» **Material for the task**:
-*-

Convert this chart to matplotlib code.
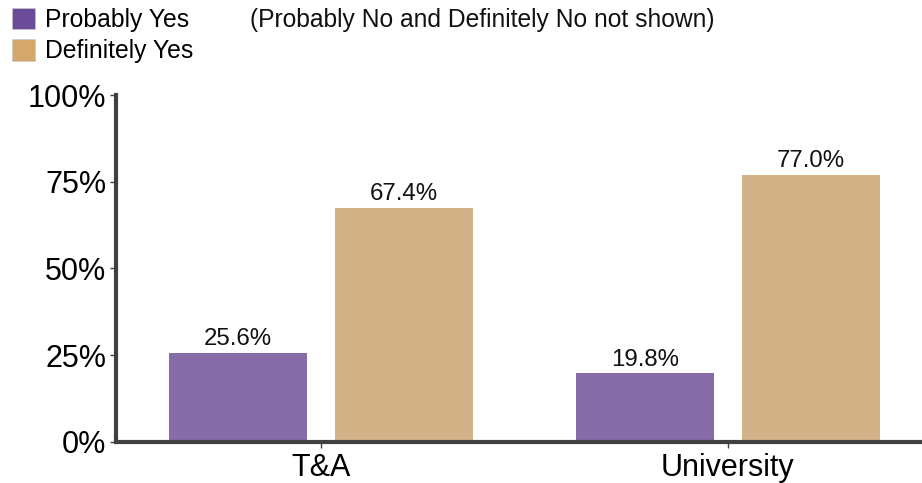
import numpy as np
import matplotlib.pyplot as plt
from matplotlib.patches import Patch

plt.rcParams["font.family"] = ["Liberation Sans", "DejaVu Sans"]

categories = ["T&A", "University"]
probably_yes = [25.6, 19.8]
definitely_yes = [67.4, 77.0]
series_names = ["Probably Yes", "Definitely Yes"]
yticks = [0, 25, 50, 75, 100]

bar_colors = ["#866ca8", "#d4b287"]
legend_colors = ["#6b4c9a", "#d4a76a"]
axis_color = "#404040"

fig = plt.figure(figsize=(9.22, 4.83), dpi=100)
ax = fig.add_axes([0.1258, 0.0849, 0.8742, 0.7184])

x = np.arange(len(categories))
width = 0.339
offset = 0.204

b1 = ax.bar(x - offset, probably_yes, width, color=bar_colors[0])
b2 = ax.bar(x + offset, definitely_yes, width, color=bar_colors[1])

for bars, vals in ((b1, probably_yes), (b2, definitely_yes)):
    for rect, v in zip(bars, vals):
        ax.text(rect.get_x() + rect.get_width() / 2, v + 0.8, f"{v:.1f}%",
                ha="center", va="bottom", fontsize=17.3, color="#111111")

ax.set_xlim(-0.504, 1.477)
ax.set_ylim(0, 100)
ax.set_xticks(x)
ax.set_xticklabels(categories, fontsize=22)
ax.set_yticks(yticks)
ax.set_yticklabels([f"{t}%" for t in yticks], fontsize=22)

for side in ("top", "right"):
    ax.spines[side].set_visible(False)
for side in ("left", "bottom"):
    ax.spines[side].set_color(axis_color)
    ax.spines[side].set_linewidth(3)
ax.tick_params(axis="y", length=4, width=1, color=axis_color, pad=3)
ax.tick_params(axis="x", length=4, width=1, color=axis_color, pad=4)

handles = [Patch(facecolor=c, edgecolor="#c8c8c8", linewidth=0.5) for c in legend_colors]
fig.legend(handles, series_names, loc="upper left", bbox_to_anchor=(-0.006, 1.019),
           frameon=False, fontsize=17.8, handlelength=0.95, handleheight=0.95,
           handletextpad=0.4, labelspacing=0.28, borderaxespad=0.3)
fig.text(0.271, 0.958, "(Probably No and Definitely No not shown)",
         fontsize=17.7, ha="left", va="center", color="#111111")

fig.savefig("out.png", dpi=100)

-*-

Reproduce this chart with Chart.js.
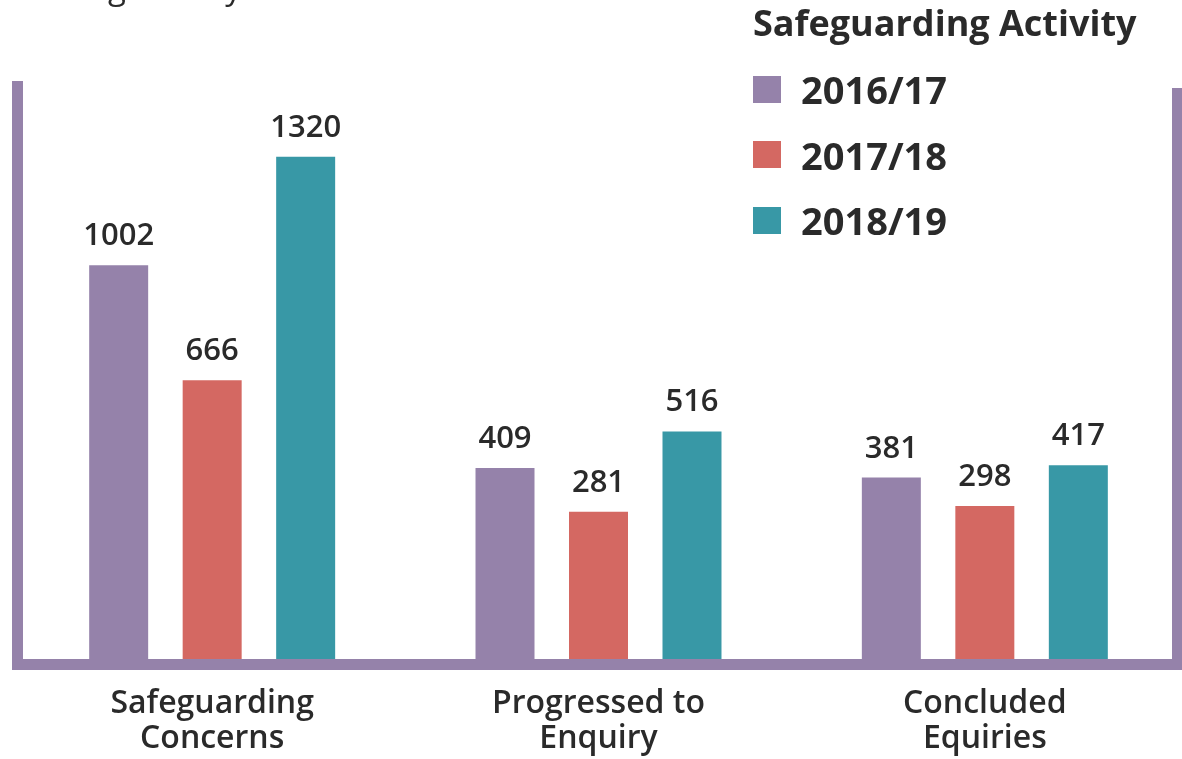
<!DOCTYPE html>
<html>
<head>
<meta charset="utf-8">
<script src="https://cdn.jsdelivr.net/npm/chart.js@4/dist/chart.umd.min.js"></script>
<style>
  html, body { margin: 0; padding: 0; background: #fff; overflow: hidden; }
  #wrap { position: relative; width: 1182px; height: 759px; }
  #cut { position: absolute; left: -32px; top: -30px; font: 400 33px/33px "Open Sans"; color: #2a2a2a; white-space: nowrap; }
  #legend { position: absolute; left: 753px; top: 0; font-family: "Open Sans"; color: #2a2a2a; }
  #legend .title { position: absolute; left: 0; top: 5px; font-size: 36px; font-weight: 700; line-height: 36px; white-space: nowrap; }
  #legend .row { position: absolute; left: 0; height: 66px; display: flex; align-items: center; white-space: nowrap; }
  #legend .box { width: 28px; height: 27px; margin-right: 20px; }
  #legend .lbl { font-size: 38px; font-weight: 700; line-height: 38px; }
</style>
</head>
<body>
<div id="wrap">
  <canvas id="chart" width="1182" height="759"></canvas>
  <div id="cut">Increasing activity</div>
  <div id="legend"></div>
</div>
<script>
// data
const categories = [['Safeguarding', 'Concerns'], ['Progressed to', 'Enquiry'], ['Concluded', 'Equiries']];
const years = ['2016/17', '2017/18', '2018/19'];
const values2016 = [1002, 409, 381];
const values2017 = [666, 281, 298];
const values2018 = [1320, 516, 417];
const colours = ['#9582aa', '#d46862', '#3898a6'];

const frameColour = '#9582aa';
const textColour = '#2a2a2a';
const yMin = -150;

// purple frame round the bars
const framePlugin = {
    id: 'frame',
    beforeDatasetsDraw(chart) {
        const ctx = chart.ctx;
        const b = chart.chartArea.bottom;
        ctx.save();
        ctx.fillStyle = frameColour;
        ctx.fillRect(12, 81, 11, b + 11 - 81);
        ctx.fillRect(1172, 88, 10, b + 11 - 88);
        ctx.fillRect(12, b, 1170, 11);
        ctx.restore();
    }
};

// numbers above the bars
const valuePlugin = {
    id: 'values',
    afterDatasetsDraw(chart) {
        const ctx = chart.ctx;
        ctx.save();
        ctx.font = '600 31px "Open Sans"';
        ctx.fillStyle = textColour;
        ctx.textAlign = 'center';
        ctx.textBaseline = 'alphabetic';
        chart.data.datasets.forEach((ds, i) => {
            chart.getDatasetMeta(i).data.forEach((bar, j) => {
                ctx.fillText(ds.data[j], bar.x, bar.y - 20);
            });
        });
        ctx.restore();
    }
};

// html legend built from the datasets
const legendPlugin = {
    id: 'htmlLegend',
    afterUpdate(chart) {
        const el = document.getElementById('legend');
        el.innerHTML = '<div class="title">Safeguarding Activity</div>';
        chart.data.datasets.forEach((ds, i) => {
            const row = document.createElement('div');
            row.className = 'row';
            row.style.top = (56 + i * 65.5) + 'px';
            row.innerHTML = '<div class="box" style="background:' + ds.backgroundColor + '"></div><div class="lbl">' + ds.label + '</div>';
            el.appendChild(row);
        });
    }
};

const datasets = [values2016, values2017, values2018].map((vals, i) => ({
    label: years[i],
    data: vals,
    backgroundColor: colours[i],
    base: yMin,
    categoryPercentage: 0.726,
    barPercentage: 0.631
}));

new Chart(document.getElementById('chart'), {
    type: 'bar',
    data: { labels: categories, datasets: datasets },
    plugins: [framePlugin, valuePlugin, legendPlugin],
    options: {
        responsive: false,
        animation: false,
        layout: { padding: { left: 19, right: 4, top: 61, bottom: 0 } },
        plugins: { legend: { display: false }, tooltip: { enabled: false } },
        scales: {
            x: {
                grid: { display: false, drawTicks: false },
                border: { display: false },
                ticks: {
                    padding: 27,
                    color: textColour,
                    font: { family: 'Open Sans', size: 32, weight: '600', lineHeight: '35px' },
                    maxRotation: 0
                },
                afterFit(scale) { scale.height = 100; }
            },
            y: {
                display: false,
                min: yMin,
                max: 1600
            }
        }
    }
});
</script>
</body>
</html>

-*-

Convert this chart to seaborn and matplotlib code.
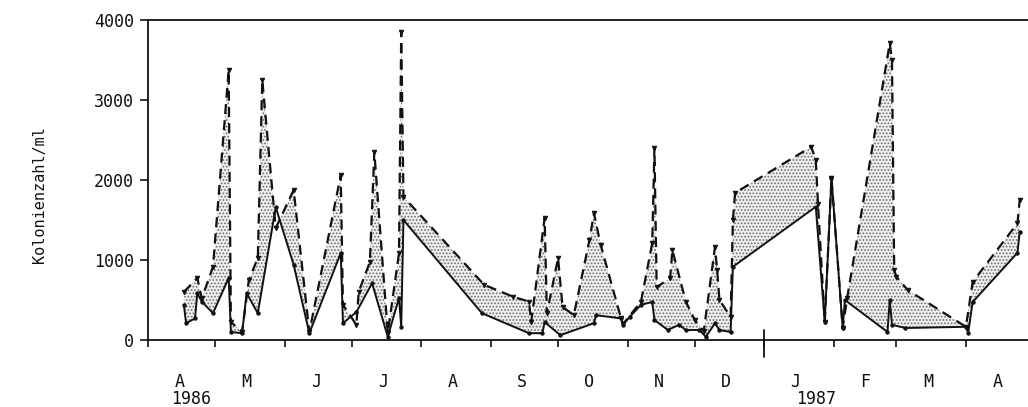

-*-

» **Exercise prompt**:
Repeat only the lines running from "Convert this chart to matplotlib code." to "b2 = ax.bar(x", ends included, and leave the pictures out.

» **Solved problem**:
Convert this chart to matplotlib code.
import numpy as np
import matplotlib.pyplot as plt
from matplotlib.patches import Patch

plt.rcParams["font.family"] = ["Liberation Sans", "DejaVu Sans"]

categories = ["T&A", "University"]
probably_yes = [25.6, 19.8]
definitely_yes = [67.4, 77.0]
series_names = ["Probably Yes", "Definitely Yes"]
yticks = [0, 25, 50, 75, 100]

bar_colors = ["#866ca8", "#d4b287"]
legend_colors = ["#6b4c9a", "#d4a76a"]
axis_color = "#404040"

fig = plt.figure(figsize=(9.22, 4.83), dpi=100)
ax = fig.add_axes([0.1258, 0.0849, 0.8742, 0.7184])

x = np.arange(len(categories))
width = 0.339
offset = 0.204

b1 = ax.bar(x - offset, probably_yes, width, color=bar_colors[0])
b2 = ax.bar(x + offset, definitely_yes, width, color=bar_colors[1])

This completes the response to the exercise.